#### Task brief
Retype the opening lines of the data exactly, stopping after the line that contains "start = 50.2". Skip every picture.

#### Data extract
_ _ _ _
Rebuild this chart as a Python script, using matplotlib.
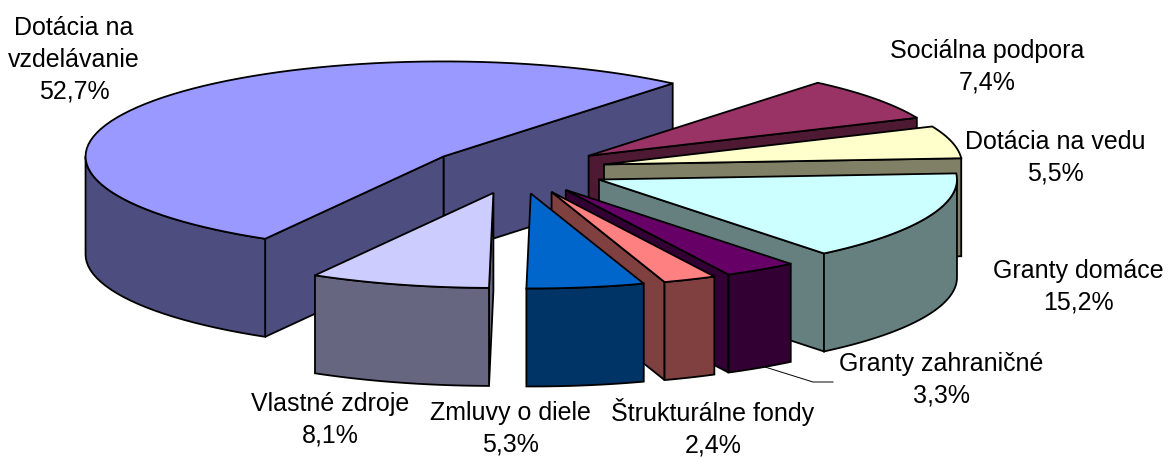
#!/usr/bin/env python3
import numpy as np
import matplotlib.pyplot as plt

plt.rcParams['font.family'] = ['Liberation Sans', 'DejaVu Sans']

labels = ['Dotácia na\nvzdelávanie', 'Vlastné zdroje', 'Zmluvy o diele', 'Štrukturálne fondy',
          'Granty zahraničné', 'Granty domáce', 'Dotácia na vedu', 'Sociálna podpora']
values = [52.7, 8.1, 5.3, 2.4, 3.3, 15.2, 5.5, 7.4]
top_colors = ['#9999FF', '#CCCCFF', '#0066CC', '#FF8080', '#660066', '#CCFFFF', '#FFFFCC', '#993366']
side_colors = ['#4D4D80', '#666680', '#003366', '#804040', '#330033', '#668080', '#808066', '#4D1933']
label_pos = [(74, 60), (330, 420), (510, 429), (713, 428), (941, 380), (1078, 287), (1055, 158), (987, 67)]

# pie geometry in pixels
cx, cy = 517, 170
rx, ry = 358, 95
depth = 98
explode = 0.25
start = 50.2

fig = plt.figure(figsize=(11.68, 4.57), dpi=100)
ax = fig.add_axes([0, 0, 1, 1])
ax.set_xlim(0, 1168)
ax.set_ylim(457, 0)
ax.axis('off')


def point(t, vx, vy):
    t = np.radians(t)
    return vx + rx * np.cos(t), vy - ry * np.sin(t)


def poly(x, y, color, z):
    ax.fill(x, y, facecolor=color, edgecolor='black', linewidth=1.3, joinstyle='miter', zorder=z)


spans = np.array(values) / sum(values) * 360
starts = start + np.concatenate([[0], np.cumsum(spans)[:-1]])

# back to front: the big slice, then round the right side to the front
order = [0, 7, 6, 5, 4, 3, 2, 1]
for z, i in enumerate(order):
    t0, t1 = starts[i], starts[i] + spans[i]
    mid = np.radians((t0 + t1) / 2)
    vx = cx + explode * rx * np.cos(mid)
    vy = cy - explode * ry * np.sin(mid)
    ts = np.linspace(t0, t1, 80)
    ax_, ay_ = point(ts, vx, vy)
    base = z * 10

    # radial side faces
    if np.cos(np.radians(t0)) > 0:
        poly([vx, ax_[0], ax_[0], vx], [vy, ay_[0], ay_[0] + depth, vy + depth], side_colors[i], base)
    if np.cos(np.radians(t1)) < 0:
        poly([vx, ax_[-1], ax_[-1], vx], [vy, ay_[-1], ay_[-1] + depth, vy + depth], side_colors[i], base)

    # outer wall, only the part facing the viewer
    front = np.sin(np.radians(ts)) < 0
    if front.any():
        wx, wy = ax_[front], ay_[front]
        poly(np.r_[wx, wx[::-1]], np.r_[wy, wy[::-1] + depth], side_colors[i], base + 1)

    poly(np.r_[vx, ax_], np.r_[vy, ay_], top_colors[i], base + 2)

for name, val, (x, y) in zip(labels, values, label_pos):
    txt = name + '\n' + f'{val:.1f}'.replace('.', ',') + '%'
    ax.text(x, y, txt, ha='center', va='center', fontsize=18, color='black', linespacing=1.4, zorder=200)

# leader line for Granty zahranicne
ax.plot([765, 813, 833], [367, 382, 382], color='black', linewidth=0.7, zorder=150)

fig.savefig('out.png', dpi=100)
_ _ _ _
#### Exercise result
Rebuild this chart as a Python script, using matplotlib.
#!/usr/bin/env python3
import numpy as np
import matplotlib.pyplot as plt

plt.rcParams['font.family'] = ['Liberation Sans', 'DejaVu Sans']

labels = ['Dotácia na\nvzdelávanie', 'Vlastné zdroje', 'Zmluvy o diele', 'Štrukturálne fondy',
          'Granty zahraničné', 'Granty domáce', 'Dotácia na vedu', 'Sociálna podpora']
values = [52.7, 8.1, 5.3, 2.4, 3.3, 15.2, 5.5, 7.4]
top_colors = ['#9999FF', '#CCCCFF', '#0066CC', '#FF8080', '#660066', '#CCFFFF', '#FFFFCC', '#993366']
side_colors = ['#4D4D80', '#666680', '#003366', '#804040', '#330033', '#668080', '#808066', '#4D1933']
label_pos = [(74, 60), (330, 420), (510, 429), (713, 428), (941, 380), (1078, 287), (1055, 158), (987, 67)]

# pie geometry in pixels
cx, cy = 517, 170
rx, ry = 358, 95
depth = 98
explode = 0.25
start = 50.2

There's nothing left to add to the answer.